The Voyages of Lord Seaton to the Seven Planets
- Author: Marie-Anne de Roumier-Robert
- Language: French
- Genre: Science fiction
- Publication date: 1765
- Publication place: France

= The Voyages of Lord Seaton to the Seven Planets =

1765 novel by Marie-Anne de Roumier-Robert

The Voyages of Lord Seaton to the Seven Planets is a 1765 romantic utopian novel by Marie-Anne de Roumier-Robert. In the form of travel literature through the Solar System, this novel addresses innovative feminist themes for the time.

== Summary ==
Marie-Anne Robert describes a journey made by a heroine, Monime, guided by a genius named Zachiel. This initiatory journey which takes her into space to visit seven planets is supposed to teach her the skills she needs for her royal destiny.

== Analysis ==
The novel is a bildungsroman in which the heroine tours the solar system. She discovers people who demonstrate different failings of humanity, such as frivolity, a taste for war, a taste for money or the cult of science. Her journey takes her to Saturn where she discovers an ideal, hardworking and caring society.

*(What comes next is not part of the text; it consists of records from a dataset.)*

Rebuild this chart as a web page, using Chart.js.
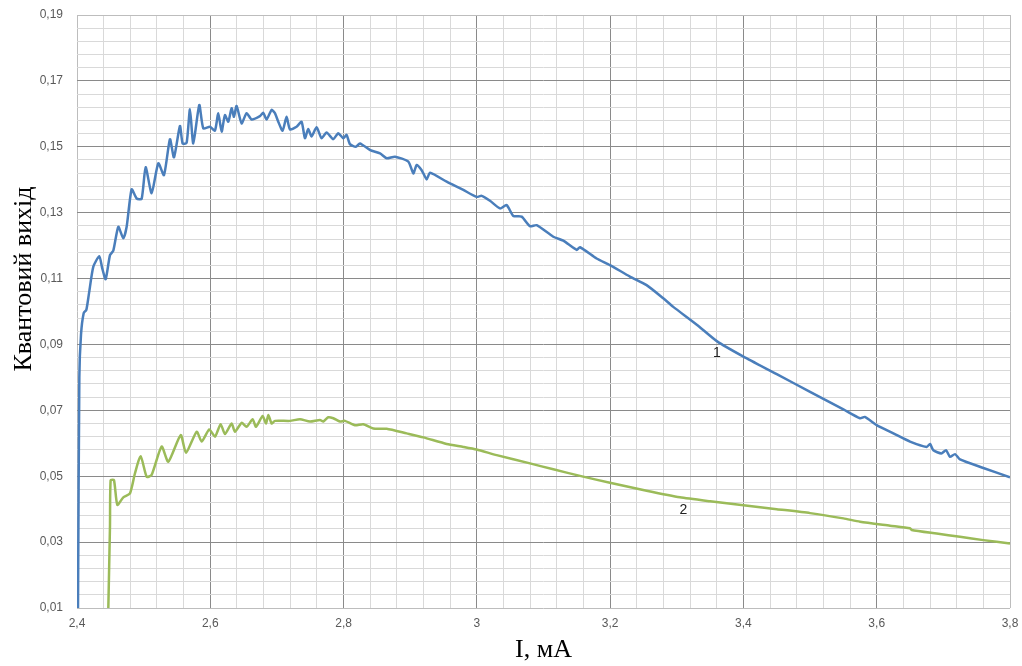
<!DOCTYPE html>
<html>
<head>
<meta charset="utf-8">
<script src="https://cdn.jsdelivr.net/npm/chart.js@4.4.1/dist/chart.umd.min.js"></script>
<style>
  html, body { margin: 0; padding: 0; background: #fff; }
  #wrap { width: 1022px; height: 666px; }
</style>
</head>
<body>
<div id="wrap"><canvas id="chart" width="1022" height="666"></canvas></div>
<script>
// Curve 1 (blue) - quantum yield vs current
const curve1X = [
  2.4015, 2.4035, 2.4060, 2.4100, 2.4140, 2.4180, 2.4245, 2.4335, 2.4380, 2.4430,
  2.4495, 2.4545, 2.4620, 2.4695, 2.4745, 2.4820, 2.4895, 2.4970, 2.5030, 2.5120,
  2.5220, 2.5305, 2.5395, 2.5455, 2.5545, 2.5585, 2.5645, 2.5695, 2.5745, 2.5835,
  2.5895, 2.5995, 2.6070, 2.6120, 2.6170, 2.6220, 2.6270, 2.6320, 2.6355, 2.6395,
  2.6470, 2.6545, 2.6620, 2.6745, 2.6795, 2.6845, 2.6920, 2.6970, 2.7020, 2.7085,
  2.7145, 2.7195, 2.7295, 2.7370, 2.7420, 2.7470, 2.7520, 2.7595, 2.7670, 2.7745,
  2.7845, 2.7920, 2.7995, 2.8045, 2.8095, 2.8185, 2.8245, 2.8400, 2.8547, 2.8647,
  2.8772, 2.8972, 2.9047, 2.9097, 2.9172, 2.9247, 2.9297, 2.9547, 2.9797, 2.9997,
  3.0072, 3.0197, 3.0347, 3.0447, 3.0547, 3.0672, 3.0797, 3.0897, 3.1147, 3.1297,
  3.1497, 3.1547, 3.1797, 3.1997, 3.2297, 3.2547, 3.2797, 3.2947, 3.3300, 3.3600,
  3.4000, 3.4500, 3.5000, 3.5500, 3.5750, 3.5820, 3.6000, 3.6250, 3.6500, 3.6750,
  3.6800, 3.6850, 3.6970, 3.7040, 3.7100, 3.7175, 3.7250, 3.7600, 3.8000
];
const curve1Y = [
  0.0100, 0.0800, 0.0930, 0.0995, 0.1005, 0.1055, 0.1136, 0.1168, 0.1130, 0.1098,
  0.1171, 0.1185, 0.1257, 0.1222, 0.1257, 0.1371, 0.1343, 0.1342, 0.1438, 0.1359,
  0.1450, 0.1414, 0.1523, 0.1468, 0.1563, 0.1510, 0.1512, 0.1614, 0.1510, 0.1627,
  0.1556, 0.1561, 0.1549, 0.1602, 0.1546, 0.1596, 0.1576, 0.1617, 0.1591, 0.1624,
  0.1571, 0.1602, 0.1583, 0.1593, 0.1603, 0.1583, 0.1612, 0.1602, 0.1576, 0.1549,
  0.1591, 0.1553, 0.1561, 0.1576, 0.1526, 0.1554, 0.1531, 0.1559, 0.1526, 0.1543,
  0.1523, 0.1541, 0.1526, 0.1536, 0.1508, 0.1500, 0.1510, 0.1490, 0.1480, 0.1465,
  0.1470, 0.1455, 0.1419, 0.1445, 0.1429, 0.1401, 0.1421, 0.1394, 0.1369, 0.1348,
  0.1351, 0.1336, 0.1313, 0.1323, 0.1290, 0.1288, 0.1259, 0.1262, 0.1227, 0.1215,
  0.1187, 0.1195, 0.1161, 0.1141, 0.1106, 0.1080, 0.1040, 0.1014, 0.0960, 0.0910,
  0.0863, 0.0810, 0.0756, 0.0703, 0.0676, 0.0680, 0.0655, 0.0630, 0.0605, 0.0589,
  0.0598, 0.0579, 0.0569, 0.0579, 0.0559, 0.0567, 0.0551, 0.0525, 0.0497
];

// Curve 2 (green)
const curve2X = [
  2.4470, 2.4495, 2.4505, 2.4555, 2.4605, 2.4695, 2.4795, 2.4870, 2.4955, 2.5046,
  2.5120, 2.5270, 2.5370, 2.5556, 2.5636, 2.5796, 2.5871, 2.5985, 2.6070, 2.6156,
  2.6220, 2.6321, 2.6370, 2.6471, 2.6545, 2.6636, 2.6686, 2.6786, 2.6836, 2.6871,
  2.6920, 2.6970, 2.7196, 2.7346, 2.7496, 2.7646, 2.7696, 2.7770, 2.7846, 2.7946,
  2.8020, 2.8171, 2.8296, 2.8446, 2.8647, 2.8947, 2.9197, 2.9547, 2.9797, 2.9997,
  3.0297, 3.0797, 3.1147, 3.1547, 3.1997, 3.2547, 3.3047, 3.3500, 3.4000, 3.4500,
  3.5000, 3.5500, 3.5750, 3.6200, 3.6500, 3.6524, 3.6900, 3.7250, 3.7600, 3.8000
];
const curve2Y = [
  0.0100, 0.0350, 0.0488, 0.0488, 0.0413, 0.0436, 0.0448, 0.0509, 0.0561, 0.0498,
  0.0504, 0.0590, 0.0544, 0.0625, 0.0571, 0.0635, 0.0605, 0.0642, 0.0620, 0.0658,
  0.0628, 0.0660, 0.0635, 0.0662, 0.0650, 0.0673, 0.0650, 0.0683, 0.0660, 0.0686,
  0.0660, 0.0668, 0.0668, 0.0673, 0.0666, 0.0671, 0.0666, 0.0679, 0.0676, 0.0666,
  0.0668, 0.0655, 0.0658, 0.0645, 0.0644, 0.0630, 0.0618, 0.0598, 0.0589, 0.0581,
  0.0564, 0.0539, 0.0521, 0.0501, 0.0480, 0.0456, 0.0436, 0.0424, 0.0412, 0.0400,
  0.0388, 0.0372, 0.0362, 0.0350, 0.0342, 0.0337, 0.0326, 0.0316, 0.0306, 0.0296
];

// curve number labels placed in data coordinates
const curveNames = ['1', '2'];
const curveNameX = [3.36, 3.31];
const curveNameY = [0.0875, 0.0397];

const X_MIN = 2.4, X_MAX = 3.8, X_STEP = 0.04;   // major every 0.2
const Y_MIN = 0.01, Y_MAX = 0.19, Y_STEP = 0.004; // major every 0.02

const MAJOR = '#8a8a8a', MINOR = '#d9d9d9', EDGE = '#bdbdbd';

function pts(xs, ys) {
  const n = Math.min(xs.length, ys.length);
  const out = [];
  for (let i = 0; i < n; i++) out.push({ x: xs[i], y: ys[i] });
  return out;
}

function gridColor(ctx) {
  const n = ctx.scale.ticks.length - 1;
  if (ctx.index === 0 || ctx.index === n) return EDGE;
  return ctx.index % 5 === 0 ? MAJOR : MINOR;
}

const fmtX = v => String(Number(v.toFixed(1))).replace('.', ',');
const fmtY = v => v.toFixed(2).replace('.', ',');

// y title and curve numbers
const extras = {
  id: 'extras',
  afterDraw(chart) {
    const c = chart.ctx, xs = chart.scales.x, ys = chart.scales.y;
    c.save();
    c.fillStyle = '#000';
    c.font = '26px "Liberation Serif"';
    c.textAlign = 'center';
    c.textBaseline = 'middle';
    c.translate(24, 279);
    c.rotate(-Math.PI / 2);
    c.fillText('Квантовий вихід', 0, 0);
    c.restore();

    c.save();
    c.fillStyle = '#222';
    c.font = '14px "Liberation Sans"';
    c.textAlign = 'center';
    c.textBaseline = 'middle';
    curveNames.forEach((t, i) => {
      c.fillText(t, xs.getPixelForValue(curveNameX[i]), ys.getPixelForValue(curveNameY[i]));
    });
    c.restore();
  }
};

new Chart(document.getElementById('chart'), {
  type: 'line',
  data: {
    datasets: [
      { label: '1', data: pts(curve1X, curve1Y), borderColor: '#4a7ebb', borderWidth: 2.5, pointRadius: 0, tension: 0.2 },
      { label: '2', data: pts(curve2X, curve2Y), borderColor: '#9bbb59', borderWidth: 2.5, pointRadius: 0, tension: 0.2 }
    ]
  },
  options: {
    responsive: false,
    animation: false,
    layout: { padding: { left: 0, top: 15, right: 12, bottom: 0 } },
    plugins: { legend: { display: false }, tooltip: { enabled: false } },
    scales: {
      x: {
        type: 'linear', min: X_MIN, max: X_MAX,
        grid: { color: gridColor, drawTicks: false, lineWidth: 1 },
        border: { display: false },
        ticks: {
          stepSize: X_STEP, autoSkip: false, maxRotation: 0, padding: 8,
          color: '#595959', font: { family: 'Liberation Sans', size: 12 },
          callback: (v, i) => i % 5 === 0 ? fmtX(v) : ''
        },
        title: { display: true, text: 'I, мА', color: '#000', font: { family: 'Liberation Serif', size: 26 }, padding: 0 },
        afterFit: s => { s.height = 58; s.paddingLeft = 0; s.paddingRight = 0; }
      },
      y: {
        min: Y_MIN, max: Y_MAX,
        grid: { color: gridColor, drawTicks: false, lineWidth: 1 },
        border: { display: false },
        ticks: {
          stepSize: Y_STEP, autoSkip: false, padding: 14,
          color: '#595959', font: { family: 'Liberation Sans', size: 12 },
          callback: (v, i) => i % 5 === 0 ? fmtY(v) : ''
        },
        afterFit: s => { s.width = 77; s.paddingTop = 0; s.paddingBottom = 0; }
      }
    }
  },
  plugins: [extras]
});
</script>
</body>
</html>
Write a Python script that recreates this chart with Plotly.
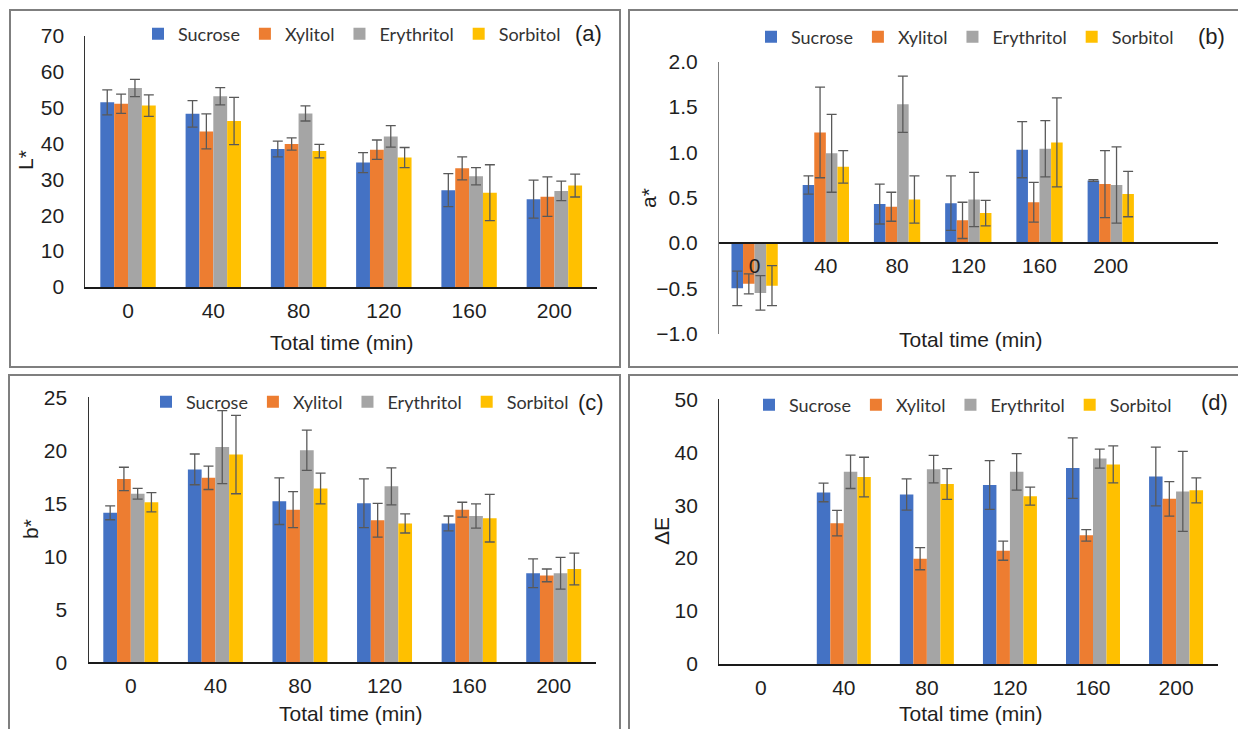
import plotly.graph_objects as go

# ---------------- data ----------------
categories = ["0", "40", "80", "120", "160", "200"]
series = ["Sucrose", "Xylitol", "Erythritol", "Sorbitol"]

# (a) L*
L_sucrose = [51.5, 48.3, 38.5, 34.7, 27.0, 24.5]
L_xylitol = [51.1, 43.4, 39.9, 38.3, 33.1, 25.2]
L_erythritol = [55.5, 53.2, 48.4, 42.0, 30.9, 26.8]
L_sorbitol = [50.6, 46.3, 37.9, 36.1, 26.3, 28.3]
L_err_sucrose = [3.5, 3.7, 2.2, 2.8, 4.6, 5.3]
L_err_xylitol = [2.7, 4.9, 1.7, 2.7, 3.2, 5.5]
L_err_erythritol = [2.4, 2.4, 2.1, 3.0, 2.4, 2.7]
L_err_sorbitol = [3.0, 6.6, 1.9, 2.8, 7.8, 3.2]

# (b) a*
a_sucrose = [-0.50, 0.64, 0.43, 0.44, 1.03, 0.69]
a_xylitol = [-0.45, 1.22, 0.40, 0.25, 0.45, 0.65]
a_erythritol = [-0.55, 0.99, 1.53, 0.48, 1.04, 0.64]
a_sorbitol = [-0.47, 0.84, 0.48, 0.33, 1.11, 0.54]
a_err_sucrose = [0.19, 0.10, 0.22, 0.30, 0.31, 0.01]
a_err_xylitol = [0.11, 0.50, 0.16, 0.20, 0.22, 0.37]
a_err_erythritol = [0.19, 0.43, 0.31, 0.30, 0.31, 0.42]
a_err_sorbitol = [0.22, 0.18, 0.26, 0.14, 0.49, 0.25]

# (c) b*
b_sucrose = [14.1, 18.2, 15.2, 15.0, 13.1, 8.4]
b_xylitol = [17.3, 17.4, 14.4, 13.4, 14.4, 8.2]
b_erythritol = [15.9, 20.3, 20.0, 16.6, 13.8, 8.4]
b_sorbitol = [15.1, 19.6, 16.4, 13.1, 13.6, 8.8]
b_err_sucrose = [0.65, 1.45, 2.2, 2.3, 0.7, 1.35]
b_err_xylitol = [1.1, 1.1, 1.7, 1.6, 0.7, 0.6]
b_err_erythritol = [0.5, 3.45, 1.9, 1.75, 1.15, 1.5]
b_err_sorbitol = [0.9, 3.7, 1.45, 0.9, 2.25, 1.5]

# (d) ΔE
dE_sucrose = [None, 32.4, 32.0, 33.8, 37.0, 35.4]
dE_xylitol = [None, 26.6, 19.9, 21.4, 24.3, 31.2]
dE_erythritol = [None, 36.3, 36.8, 36.3, 38.8, 32.6]
dE_sorbitol = [None, 35.3, 34.0, 31.7, 37.7, 32.8]
dE_err_sucrose = [None, 1.75, 2.95, 4.6, 5.7, 5.55]
dE_err_xylitol = [None, 2.4, 2.1, 1.8, 1.1, 3.25]
dE_err_erythritol = [None, 3.15, 2.6, 3.45, 1.8, 7.55]
dE_err_sorbitol = [None, 3.75, 2.9, 1.7, 3.5, 2.35]

# ---------------- styling ----------------
W, H = 1238, 729
colors = ["#4472C4", "#ED7D31", "#A5A5A5", "#FFC000"]
TXT = "#1f1f1f"
ARIAL = "Liberation Sans, Arial, sans-serif"
TICK_FONT = dict(family=ARIAL, size=21, color=TXT)
LEG_FONT = dict(family="Lato, Liberation Sans, sans-serif", size=18, color="#333333")
AX_COLOR = "#333333"
ERR_COLOR = "#595959"


def fx(px):
    return px / W


def fy(py):
    return 1 - py / H


panels = [
    dict(name="a", vals=[L_sucrose, L_xylitol, L_erythritol, L_sorbitol],
         errs=[L_err_sucrose, L_err_xylitol, L_err_erythritol, L_err_sorbitol],
         xd=(85.4, 597), yd=(287, 36), rng=[0, 70], dtick=10, fmt="d",
         xrange=[-0.5, 5.5], ytitle="L*", ytitle_pos=(26, 160),
         xtitle_pos=(342, 342), leg=(152, 34), tag="(a)", tag_pos=(588, 34)),
    dict(name="b", vals=[a_sucrose, a_xylitol, a_erythritol, a_sorbitol],
         errs=[a_err_sucrose, a_err_xylitol, a_err_erythritol, a_err_sorbitol],
         xd=(719, 1217.6), yd=(333.7, 61.7), rng=[-1.0, 2.0], dtick=0.5, fmt=".1f",
         xrange=[-0.5, 6.5], ytitle="a*", ytitle_pos=(648, 198),
         xtitle_pos=(971, 340), leg=(765, 37), tag="(b)", tag_pos=(1211, 37)),
    dict(name="c", vals=[b_sucrose, b_xylitol, b_erythritol, b_sorbitol],
         errs=[b_err_sucrose, b_err_xylitol, b_err_erythritol, b_err_sorbitol],
         xd=(88.5, 596), yd=(662.3, 397.3), rng=[0, 25], dtick=5, fmt="d",
         xrange=[-0.5, 5.5], ytitle="b*", ytitle_pos=(30, 529),
         xtitle_pos=(351, 713), leg=(160, 402), tag="(c)", tag_pos=(591, 402)),
    dict(name="d", vals=[dE_sucrose, dE_xylitol, dE_erythritol, dE_sorbitol],
         errs=[dE_err_sucrose, dE_err_xylitol, dE_err_erythritol, dE_err_sorbitol],
         xd=(719.2, 1217.6), yd=(664, 399.3), rng=[0, 50], dtick=10, fmt="d",
         xrange=[-0.5, 5.5], ytitle="ΔE", ytitle_pos=(661, 531),
         xtitle_pos=(971, 713), leg=(763, 405), tag="(d)", tag_pos=(1214, 402)),
]

fig = go.Figure()
layout = dict(
    width=W, height=H, margin=dict(l=0, r=0, t=0, b=0),
    paper_bgcolor="white", plot_bgcolor="white",
    barmode="group", bargap=0.35, bargroupgap=0,
    template="none", shapes=[], annotations=[],
)

for i, p in enumerate(panels):
    k = "" if i == 0 else str(i + 1)
    xa, ya = "x" + k, "y" + k
    legname = "legend" + k
    for s, name in enumerate(series):
        fig.add_trace(go.Bar(
            x=categories, y=p["vals"][s], name=name,
            marker=dict(color=colors[s], line=dict(width=0)),
            error_y=dict(type="data", array=p["errs"][s], color=ERR_COLOR,
                         thickness=1.3, width=5, visible=True),
            xaxis=xa, yaxis=ya, legend=legname, showlegend=True,
        ))
    ydom = [fy(p["yd"][0]), fy(p["yd"][1])]
    xaxis = dict(
        domain=[fx(p["xd"][0]), fx(p["xd"][1])],
        type="category", categoryorder="array", categoryarray=categories,
        range=p["xrange"], showgrid=False, zeroline=False,
        showline=True, linecolor="#1a1a1a", linewidth=1.5,
        ticks="", tickfont=TICK_FONT, ticklabelstandoff=4,
        anchor=ya,
    )
    if p["name"] == "b":
        zero_frac = ydom[0] + (0 - p["rng"][0]) / (p["rng"][1] - p["rng"][0]) * (ydom[1] - ydom[0])
        xaxis.update(anchor="free", position=zero_frac)
    yaxis = dict(
        domain=ydom, range=p["rng"], dtick=p["dtick"], tick0=0,
        tickformat=p["fmt"], showgrid=False, zeroline=False,
        showline=True, linecolor="#7f7f7f" if p["name"] == "b" else AX_COLOR, linewidth=1.2,
        ticks="", tickfont=TICK_FONT, ticklabelstandoff=16, anchor=xa,
    )
    layout["xaxis" + k] = xaxis
    layout["yaxis" + k] = yaxis
    layout[legname] = dict(
        orientation="h", x=fx(p["leg"][0] - 14), y=fy(p["leg"][1]),
        xanchor="left", yanchor="middle", font=LEG_FONT,
        bgcolor="rgba(0,0,0,0)", itemwidth=30, itemclick=False,
    )
    layout["annotations"] += [
        dict(text=p["ytitle"], x=fx(p["ytitle_pos"][0]), y=fy(p["ytitle_pos"][1]),
             xref="paper", yref="paper", showarrow=False, textangle=-90,
             xanchor="center", yanchor="middle",
             font=dict(family=ARIAL, size=21, color=TXT)),
        dict(text="Total time (min)", x=fx(p["xtitle_pos"][0]), y=fy(p["xtitle_pos"][1]),
             xref="paper", yref="paper", showarrow=False,
             xanchor="center", yanchor="middle",
             font=dict(family=ARIAL, size=21, color=TXT)),
        dict(text=p["tag"], x=fx(p["tag_pos"][0]), y=fy(p["tag_pos"][1]),
             xref="paper", yref="paper", showarrow=False,
             xanchor="center", yanchor="middle",
             font=dict(family=ARIAL, size=22, color=TXT)),
    ]

# panel frames
frames = [(10, 10, 620, 367), (629, 10, 1245, 367), (9, 375, 620, 740), (629, 375, 1245, 740)]
for (x0, y0, x1, y1) in frames:
    layout["shapes"].append(dict(
        type="rect", xref="paper", yref="paper",
        x0=fx(x0), x1=fx(x1), y0=fy(y1), y1=fy(y0),
        line=dict(color="#7f7f7f", width=2), fillcolor="rgba(0,0,0,0)", layer="below",
    ))

fig.update_layout(**layout)
fig.write_html(
    "out.html",
    config={"displayModeBar": False},
    post_script="document.body.style.margin='0';document.body.style.overflow='hidden';",
)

Guided by feminist ideas, Marie-Anne Robert deplores female ignorance, at the origin of the submission of women in society. She describes an egalitarian society established on Venus, where the education of women allowed them to occupy all public positions.

At the end of her journey, Monime, grown by her experience and her wisdom, decides to return to Earth to recover her father's throne. Marie-Anne Robert thus demonstrates that women are completely equal to men in their capacity to achieve great deeds through their will and courage, contrary to the beliefs of contemporary thinkers. The emancipation of women no longer becomes an obscure and guilt-inducing idea, but rather a force which must lead to a utopian society.